Credit unions might try to focus more on refinancing auto loans as more members hold on to their old vehicles.
I’ve had my little white Wrangler, Pearl, for 10 years now. As of this week, she’s logged 187,000 miles. Her radio is missing a knob, she’s running a little noisy, and she could use new carpeting. Plus, one of my friends put a hula girl sticker on the back that I can’t get off. But other than that, she’s just fine.
I have no plans to upgrade to a new car anytime soon and according to recent reports, I’m not alone. Drivers in my Washington D.C.-area are holding on to their cars for much longer these days, with the average age of a registered passenger car this year being 9.25 years, up from 8.23 years in 2005, according to a report in the Washington Examiner, which cites data from the National Capital Region Transportation Planning Board.
Drivers seem to be settling for their older cars nationwide. Nearly 80% of respondents to an AutoMD’s Mileage Survey said they planned to drive their current vehicles for 50,000 miles more than they did their previous vehicle. About 20% more drivers said their current car had logged 100,000 miles than the number of drivers who reported that mileage in 2010, according to AutoMD.
For credit unions, that could translate into more declines in new car loans as fewer people buy new cars, but this local study shows that’s not necessarily the case. In the past six years, vehicle registrations increased 2.9% in Washington D.C. from 2008 to 2011, when nationwide they rose 4.1 percent. However, new car sales in recent months have been mixed, according to data from Motor Intelligence, a research group based in Woodcliff Lake, NJ.
In October, General Motors reported a 1.8% sales increase over October 2010, Ford Motor Company reported a 6.2% increase and Chrysler reported a 27% increase. During that same time period, Toyota Motor Sales reported a 7.9% decline in sales, Mitsubishi reported a 14.3% drop and American Honda Motor reported a 0.5% drop, according to Motor Intelligence.

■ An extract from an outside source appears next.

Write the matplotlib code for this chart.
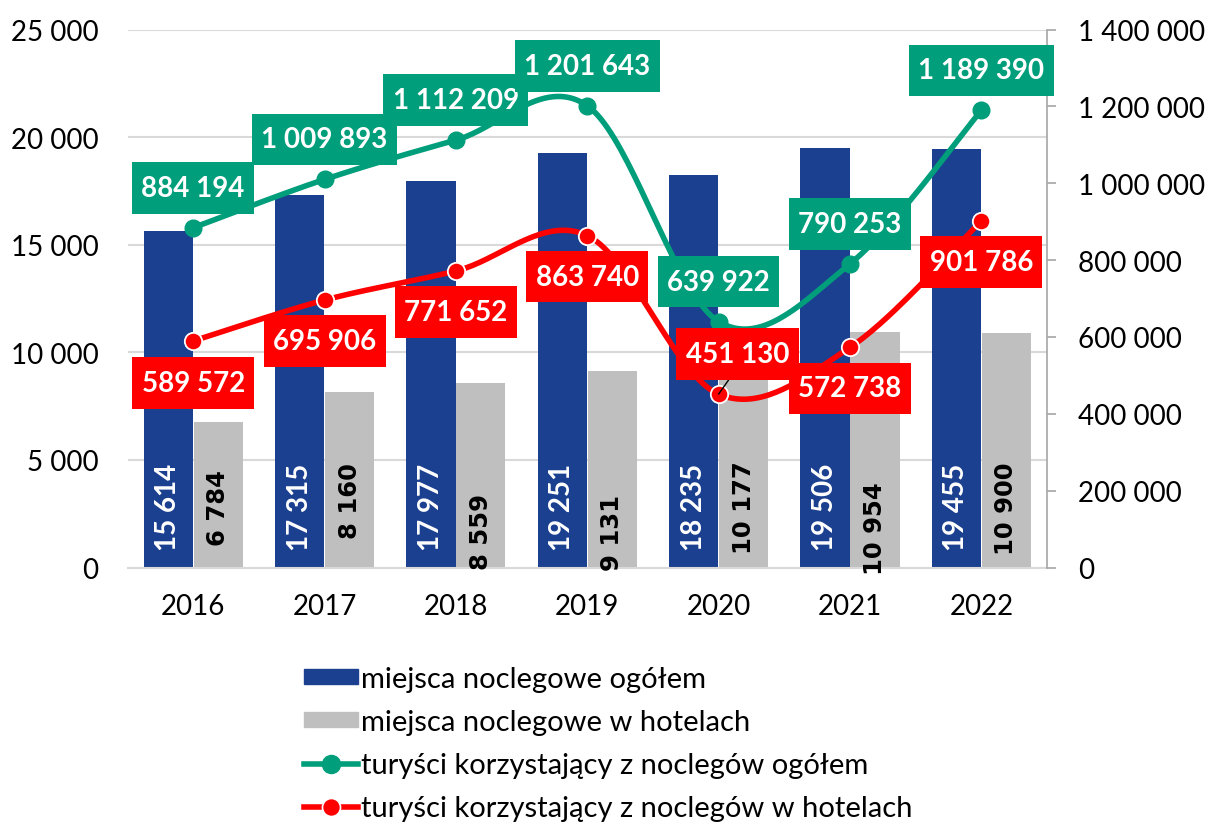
import numpy as np
import matplotlib
matplotlib.use("Agg")
import matplotlib.pyplot as plt
from matplotlib.patches import Patch
from matplotlib.lines import Line2D
from matplotlib.path import Path
from matplotlib.ticker import FuncFormatter, MultipleLocator

plt.rcParams['font.family'] = ['Lato', 'DejaVu Sans']

# ---------------- data ----------------
years = ['2016', '2017', '2018', '2019', '2020', '2021', '2022']
beds_total = [15614, 17315, 17977, 19251, 18235, 19506, 19455]
beds_hotels = [6784, 8160, 8559, 9131, 10177, 10954, 10900]
tourists_total = [884194, 1009893, 1112209, 1201643, 639922, 790253, 1189390]
tourists_hotels = [589572, 695906, 771652, 863740, 451130, 572738, 901786]

legend_labels = ['miejsca noclegowe ogółem',
                 'miejsca noclegowe w hotelach',
                 'turyści korzystający z noclegów ogółem',
                 'turyści korzystający z noclegów w hotelach']

# ---------------- styles / layout ----------------
C_BLUE = '#1B4090'
C_GRAY = '#BFBFBF'
C_GREEN = '#009E7B'
C_RED = '#FF0000'
C_GRID = '#D9D9D9'

# label offsets in pixels (dx, dy) relative to points
green_offsets = [(0, 40)] * 7
red_offsets = [(0, -42), (0, -41), (0, -41), (0, -41), (19, 40), (0, -41), (0, -41)]
gray_label_lift_px = [60, 67, 37, 36, 61, 40, 60]
blue_label_lift_px = 18


def fmt(v):
    return f"{v:,.0f}".replace(',', ' ')


def smooth(xs, ys, n=40):
    P = np.column_stack([np.asarray(xs, float), np.asarray(ys, float)])
    out = []
    for i in range(len(P) - 1):
        p0 = P[i - 1] if i > 0 else P[i]
        p1, p2 = P[i], P[i + 1]
        p3 = P[i + 2] if i + 2 < len(P) else P[i + 1]
        c1 = p1 + (p2 - p0) / 6.0
        c2 = p2 - (p3 - p1) / 6.0
        t = np.linspace(0, 1, n)[:, None]
        seg = (1 - t) ** 3 * p1 + 3 * (1 - t) ** 2 * t * c1 + 3 * (1 - t) * t ** 2 * c2 + t ** 3 * p2
        out.append(seg if i == 0 else seg[1:])
    S = np.vstack(out)
    return S[:, 0], S[:, 1]


def label_box(x0, y0, width, height, mutation_size):
    px = 0.34 * mutation_size
    py = 0.46 * mutation_size
    x0, y0 = x0 - px, y0 - py
    x1, y1 = x0 + width + 2 * px, y0 + height + 2 * py
    return Path([(x0, y0), (x1, y0), (x1, y1), (x0, y1), (x0, y0)], closed=True)


fig = plt.figure(figsize=(12.08, 8.29), dpi=100)
ax = fig.add_axes([0.10555, 0.31423, 0.7612, 0.64897])
ax2 = ax.twinx()

x = np.arange(len(years))
bw = 0.375
off = 0.19

ax.bar(x - off, beds_total, width=bw, color=C_BLUE, zorder=2)
ax.bar(x + off, beds_hotels, width=bw, color=C_GRAY, zorder=2)

ax.set_xlim(-0.5, len(years) - 0.5)
ax.set_ylim(0, 25000)
ax.yaxis.set_major_locator(MultipleLocator(5000))
ax.yaxis.set_major_formatter(FuncFormatter(lambda v, p: fmt(v)))
ax.set_xticks(x)
ax.set_xticklabels(years)
ax.set_axisbelow(True)
ax.yaxis.grid(True, color=C_GRID, lw=1.5)
ax.tick_params(axis='y', length=0, pad=21, labelsize=20)
ax.tick_params(axis='x', length=0, pad=18, labelsize=20)
for s in ['top', 'left', 'right']:
    ax.spines[s].set_visible(False)
ax.spines['bottom'].set_color(C_GRID)
ax.spines['bottom'].set_linewidth(1.5)

# bar labels
for i in range(len(years)):
    ax.annotate(fmt(beds_total[i]), xy=(x[i] - off, 0), xytext=(0, blue_label_lift_px),
                textcoords='offset pixels', rotation=90, ha='center', va='bottom',
                color='white', fontsize=20, fontweight='bold', zorder=3)
    ax.annotate(fmt(beds_hotels[i]), xy=(x[i] + off, 0), xytext=(0, gray_label_lift_px[i]),
                textcoords='offset pixels', rotation=90, ha='center', va='center',
                color='black', fontsize=17.5, fontweight='bold', family='DejaVu Sans', zorder=3)

# lines
gx, gy = smooth(x, tourists_total)
rx, ry = smooth(x, tourists_hotels)
ax2.plot(gx, gy, color=C_GREEN, lw=4, zorder=3, solid_capstyle='round')
ax2.plot(x, tourists_total, 'o', color=C_GREEN, ms=12, mec=C_GREEN, zorder=4)
ax2.plot(rx, ry, color=C_RED, lw=4, zorder=3, solid_capstyle='round')
ax2.plot(x, tourists_hotels, 'o', color=C_RED, ms=12.5, mec='white', mew=1.3, zorder=4)

ax2.set_ylim(0, 1400000)
ax2.yaxis.set_major_locator(MultipleLocator(200000))
ax2.yaxis.set_major_formatter(FuncFormatter(lambda v, p: fmt(v)))
ax2.tick_params(axis='y', direction='out', length=6.5, width=1.2, color='#A6A6A6', pad=16, labelsize=20)
for s in ['top', 'left', 'bottom']:
    ax2.spines[s].set_visible(False)
ax2.spines['right'].set_color('#A6A6A6')
ax2.spines['right'].set_linewidth(1.2)

for i in range(len(years)):
    dx, dy = green_offsets[i]
    ax2.annotate(fmt(tourists_total[i]), xy=(x[i], tourists_total[i]), xytext=(dx, dy),
                 textcoords='offset pixels', ha='center', va='center', color='white',
                 fontsize=20, fontweight='bold',
                 bbox=dict(boxstyle=label_box, fc=C_GREEN, ec='none'), zorder=10)
for i in range(len(years)):
    dx, dy = red_offsets[i]
    kw = {}
    if dx != 0:
        kw['arrowprops'] = dict(arrowstyle='-', color='black', lw=1, relpos=(0.5, 0),
                                shrinkA=0, shrinkB=0)
    ax2.annotate(fmt(tourists_hotels[i]), xy=(x[i], tourists_hotels[i]), xytext=(dx, dy),
                 textcoords='offset pixels', ha='center', va='center', color='white',
                 fontsize=20, fontweight='bold',
                 bbox=dict(boxstyle=label_box, fc=C_RED, ec='none'), zorder=11, **kw)

# legend
handles = [Patch(color=C_BLUE), Patch(color=C_GRAY),
           Line2D([], [], color=C_GREEN, lw=4, marker='o', ms=13, mec=C_GREEN),
           Line2D([], [], color=C_RED, lw=4, marker='o', ms=13, mec='white', mew=1.2)]
fig.legend(handles, legend_labels, loc='upper left', bbox_to_anchor=(304 / 1208, 1 - 667 / 829),
           frameon=False, fontsize=21, handlelength=1.85, handleheight=0.45,
           handletextpad=0.12, labelspacing=0.58, borderpad=0, borderaxespad=0)

fig.savefig('out.png', dpi=100)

The nation's credit unions reported that new auto loans declined by 12.6% as of June 30,2011 from the same time the year prior, while used car loans rose 4.0%, according to Callahan & Associates' Peer-to-Peer software.
No matter what the new car sales trends are, credit unions can continue to seize on refinancing opportunities for auto loans, as Associated Credit Union ($1.3B, Norcross, GA) is doing by promoting its 2.99% rate and Pentagon Federal Credit Union ($15B, Alexandria, VA) is doing with its promotional 1.99% rate.